Après une première phase de conquête reposant, en partie, sur la gratuité de leurs services, les nouvelles entrantes sont nombreuses (telles que Starling Bank, Monzo…) à introduire des frais sur certaines options et opérations, tandis que d'autres retirent leurs produits les plus ambitieux (les cartes de crédit, pour Tandem, par exemple) afin de réduire leurs coûts de fonctionnement. Plus que l'abandon d'une philosophie, ces revirements reflètent la crainte de difficultés à maintenir le train de vie qu'autorisaient des injections généreuses de capitaux sur le chemin, encore long, de la rentabilité.
En annonçant sa transition vers une logique d'abonnement payant à sa plate-forme mobile d'agrégation de services bancaires, la suisse Numbrs n'échappe probablement pas à la vague de réalisme et de frugalité qui frappe la FinTech depuis le début de la pandémie. En comparaison des commissions perçues jusqu'à maintenant sur les souscriptions conclues par son intermédiaire, il est certain que la ponction d'une contribution régulière auprès de ses plus de 4 millions d'utilisateurs – même si beaucoup renoncent – assurera un flux de revenus plus régulier, propice à sa viabilité.
Cependant, dans ce cas, le positionnement spécifique de la startup lui procure une justification parfaitement légitime du changement (qui entrera en vigueur au quatrième trimestre 2020) : l'indépendance de ses conseils. En effet, elle pourra désormais écarter toute suspicion d'influence de ces recommandations en fonction du niveau de rémunération accordé par ses différents partenaires. Dès que ces versements cessent, il est plus facile de croire qu'elle détermine ses choix dans le seul intérêt de son client.
L'initiative représente un virage extrêmement important pour Numbrs, car elle la démarque résolument de ses concurrents traditionnels. Même quand ces derniers renoncent à leurs politiques de primes sur les ventes, ils continuent à mener des campagnes massives de promotion, sans discrimination de besoins. À l'extrême, le simple fait de restreindre leur champ d'action à leur propre catalogue constitue une limite à l'objectivité de leur accompagnement. Par son ouverture à un univers beaucoup plus large, la jeune pousse, dans sa vision ultime, s'affranchit totalement de ces frontières.
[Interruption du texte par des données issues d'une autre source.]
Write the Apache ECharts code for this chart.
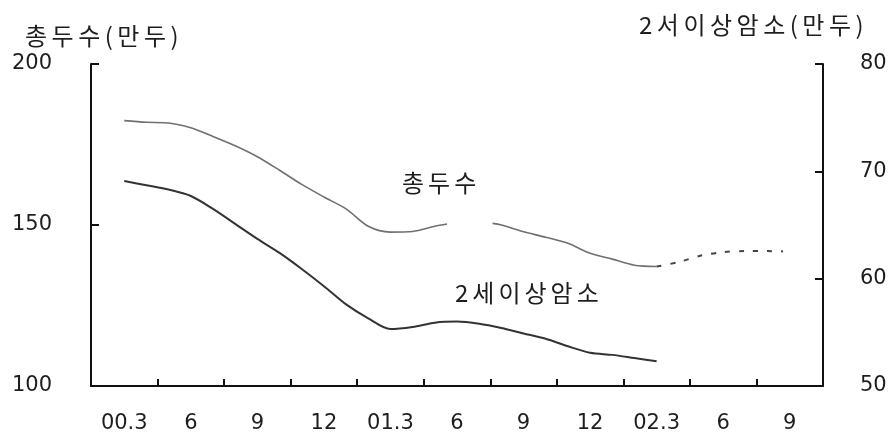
<!DOCTYPE html>
<html><head><meta charset="utf-8">
<script src="https://cdn.jsdelivr.net/npm/echarts@6/dist/echarts.min.js"></script>
<style>html,body{margin:0;padding:0;background:#fff}#c{width:896px;height:438px}</style>
</head><body><div id="c"></div>
<script>
// quarterly categories and their printed tick labels
var categories = ['00.3','00.6','00.9','00.12','01.3','01.6','01.9','01.12','02.3','02.6','02.9'];
var tickLabels = ['00.3','6','9','12','01.3','6','9','12','02.3','6','9'];
// months after 2000.3 (0 = 00.3) at which values were read
var totalMonths  = [0,1,2,3,4,5,6,7,8,9,10,11,12,13,14,14.55,15.5,16.6,17,18,19,20,21,22,23,24];
var totalValues  = [182.4,181.9,181.7,180.2,177.5,174.6,171.2,167.0,162.6,158.7,155.0,149.6,147.8,148.0,149.6,150.3,null,150.5,150.0,147.9,146.2,144.3,141.2,139.4,137.5,137.1];
var totalFcMonths = [24,25,26,27,28,29,29.7];
var totalFcValues = [137.1,138.5,140.5,141.6,141.9,141.9,141.8];
var cowMonths = [0,1,2,3,4,5,6,7,8,9,10,11,12,13,14,15,16,17,18,19,20,21,22,23,24];
var cowValues = [69.1,68.7,68.3,67.7,66.5,65.1,63.7,62.4,60.9,59.3,57.6,56.3,55.3,55.5,55.9,56.0,55.8,55.4,54.9,54.4,53.7,53.1,52.9,52.6,52.3];
var leftTicks = [100,150,200];
var rightTicks = [50,60,70,80];

function pairs(xs, ys){ return xs.map(function(x,i){ return [x, ys[i]]; }); }

var numFont = {fontFamily:'DejaVu Sans', fontSize:21, color:'#1e1e1e'};
var KFAM = 'Noto Sans CJK KR', KSIZE = 24;
var measureCtx = document.createElement('canvas').getContext('2d');
measureCtx.font = KSIZE + 'px "' + KFAM + '"';
// Korean label drawn with wide letter spacing, as in the printed original
function spacedText(str, x, yMid, gap){
  var children = [], cx = x;
  Array.from(str).forEach(function(ch){
    children.push({type:'text', x:cx, y:yMid, style:{text:ch, fontFamily:KFAM, fontSize:KSIZE, fill:'#1e1e1e', verticalAlign:'middle', align:'left'}});
    cx += measureCtx.measureText(ch).width + gap;
  });
  return {type:'group', children:children};
}

var chart = echarts.init(document.getElementById('c'), null, {renderer:'canvas'});
chart.setOption({
  animation:false,
  backgroundColor:'#fff',
  grid:{left:91, right:73, top:64, bottom:52, containLabel:false, outerBoundsMode:'none'},
  xAxis:[{
    type:'category', data:categories, boundaryGap:true, position:'bottom',
    axisLine:{show:true, onZero:false, lineStyle:{color:'#111', width:2}},
    axisTick:{show:true, inside:true, interval:0, alignWithLabel:false, length:7, lineStyle:{color:'#111', width:2}},
    axisLabel:Object.assign({show:true, interval:0, margin:27, formatter:function(v,i){return tickLabels[i];}}, numFont),
    splitLine:{show:false}
  },{
    type:'value', min:-1.5, max:31.5, show:false
  }],
  yAxis:[{
    type:'value', min:leftTicks[0], max:leftTicks[leftTicks.length-1], interval:50,
    axisLine:{show:true, onZero:false, lineStyle:{color:'#111', width:2}},
    axisTick:{show:true, inside:true, length:8, lineStyle:{color:'#111', width:2}},
    axisLabel:Object.assign({margin:39}, numFont),
    splitLine:{show:false}
  },{
    type:'value', min:rightTicks[0], max:rightTicks[rightTicks.length-1], interval:10, position:'right',
    axisLine:{show:true, onZero:false, lineStyle:{color:'#111', width:2}},
    axisTick:{show:true, inside:true, length:8, lineStyle:{color:'#111', width:2}},
    axisLabel:Object.assign({margin:37}, numFont),
    splitLine:{show:false}
  }],
  graphic:[
    spacedText('총두수(만두)', 25, 36, 4.5),
    spacedText('2서이상암소(만두)', 639, 25, 4.5),
    spacedText('총두수', 402, 183, 4),
    spacedText('2세이상암소', 455, 293, 4)
  ],
  series:[{
    name:'총두수', type:'line', xAxisIndex:1, yAxisIndex:0, smooth:0.3, showSymbol:false,
    connectNulls:false, data:pairs(totalMonths,totalValues),
    lineStyle:{color:'#707070', width:1.6}
  },{
    name:'총두수 전망', type:'line', xAxisIndex:1, yAxisIndex:0, smooth:0.3, showSymbol:false,
    data:pairs(totalFcMonths,totalFcValues),
    lineStyle:{color:'#444', width:2, type:[5,9]}
  },{
    name:'2세이상암소', type:'line', xAxisIndex:1, yAxisIndex:1, smooth:0.3, showSymbol:false,
    data:pairs(cowMonths,cowValues),
    lineStyle:{color:'#333', width:2}
  }]
});
</script></body></html>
En réalité, Numbrs aurait dû adopter cette posture autonome dès son origine… mais il est aisé de comprendre que le lancement sur le marché, avant qu'elle ait fait ses preuves, d'une application payante dont la promesse de valeur peut paraître obscure (ne serait-ce que parce qu'elle est inédite), présente plus de risques et soulève plus d'inquiétude que le recours à un modèle de courtage, connu et maîtrisé, donc rassurant. Le succès rencontré, qui lui donne une assise suffisante pour espérer atteindre une masse critique d'abonnés, et les circonstances lui fournissent une occasion unique de faire le grand saut.